◆ Given information

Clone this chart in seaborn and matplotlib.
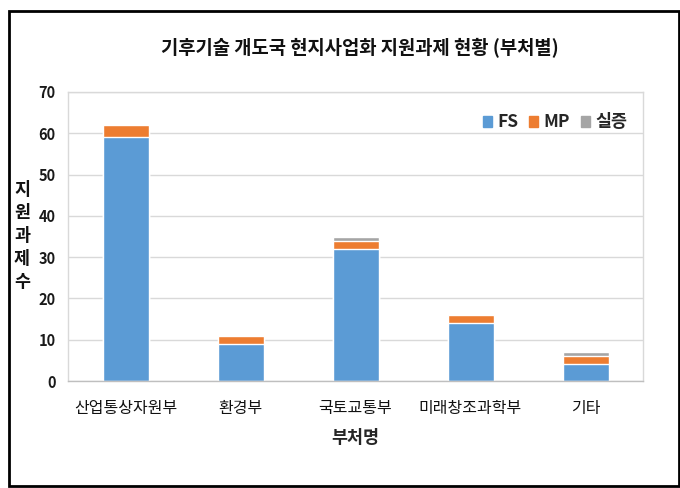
import matplotlib
matplotlib.use("Agg")
import matplotlib.pyplot as plt
import matplotlib.patches as mpatches
import seaborn as sns
import pandas as pd
import numpy as np

categories = ["산업통상자원부", "환경부", "국토교통부", "미래창조과학부", "기타"]
fs_vals = [59, 9, 32, 14, 4]
mp_vals = [3, 2, 2, 2, 2]
demo_vals = [0, 0, 1, 0, 1]
series_names = ["FS", "MP", "실증"]
colors = ["#5B9BD5", "#ED7D31", "#A5A5A5"]
y_ticks = [0, 10, 20, 30, 40, 50, 60, 70]
title = "기후기술 개도국 현지사업화 지원과제 현황 (부처별)"
xlabel = "부처명"
ylabel = "지\n원\n과\n제\n수"

sns.set_theme(style="white")
plt.rcParams["font.family"] = ["Noto Sans CJK KR", "DejaVu Sans"]

df = pd.DataFrame({"부처": categories, "FS": fs_vals, "MP": mp_vals, "실증": demo_vals})
df["c_fs"] = df["FS"]
df["c_mp"] = df["FS"] + df["MP"]
df["c_all"] = df["FS"] + df["MP"] + df["실증"]

fig = plt.figure(figsize=(6.8, 4.88), dpi=100)
ax = fig.add_axes([68/680, 1-381/488, (643-68)/680, (381-92)/488])

# stacked by layering cumulative totals
sns.barplot(data=df, x="부처", y="c_all", color=colors[2], width=0.4, ax=ax, saturation=1, label=series_names[2])
sns.barplot(data=df, x="부처", y="c_mp", color=colors[1], width=0.4, ax=ax, saturation=1, label=series_names[1])
sns.barplot(data=df, x="부처", y="c_fs", color=colors[0], width=0.4, ax=ax, saturation=1, label=series_names[0])

ax.set_ylim(0, 70)
ax.set_xlim(-0.5, len(categories) - 0.5)
ax.set_yticks(y_ticks)
ax.set_yticklabels([str(v) for v in y_ticks], fontsize=10.5, fontweight="bold", color="#1a1a1a")
ax.tick_params(axis="y", length=0, pad=9)
ax.set_xticks(range(len(categories)))
ax.set_xticklabels(categories, fontsize=11.5, color="#111111")
ax.tick_params(axis="x", which="major", length=0, pad=14)
ax.set_xticks(np.arange(-0.5, len(categories), 1.0), minor=True)
ax.tick_params(axis="x", which="minor", length=5, color="#D0D0D0", width=1)

ax.grid(axis="y", color="#D9D9D9", linewidth=1)
ax.set_axisbelow(True)
for s in ax.spines.values():
    s.set_visible(True)
    s.set_color("#D9D9D9")
    s.set_linewidth(1)
ax.spines["bottom"].set_color("#BFBFBF")

ax.set_xlabel(xlabel, fontsize=12.5, fontweight="bold", labelpad=8)
ax.set_ylabel("")

handles = [mpatches.Patch(color=c, label=n) for c, n in zip(colors, series_names)]
leg = ax.legend(handles=handles, loc="upper right", ncol=3, frameon=False,
                prop={"weight": "bold", "size": 12.5}, handlelength=0.55, handleheight=0.6,
                handletextpad=0.3, columnspacing=0.6, bbox_to_anchor=(1.0, 0.98))

fig.text(22/680, 1-236/488, ylabel, ha="center", va="center", fontsize=12.5,
         fontweight="bold", color="#111111", linespacing=1.35)
fig.text(360/680, 1-48/488, title, ha="center", va="center", fontsize=13.5, fontweight="bold", color="#111111")

border = mpatches.Rectangle((9/680, 2/488), 670/680, 475/488, transform=fig.transFigure,
                            fill=False, edgecolor="black", linewidth=2)
fig.patches.append(border)

fig.savefig("out.png", dpi=100)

◆ What this task involves
Extract, from the listing above, every line where the string "matplotlib" occurs.

◆ Result of the task
Clone this chart in seaborn and matplotlib.
import matplotlib
matplotlib.use("Agg")
import matplotlib.pyplot as plt
import matplotlib.patches as mpatches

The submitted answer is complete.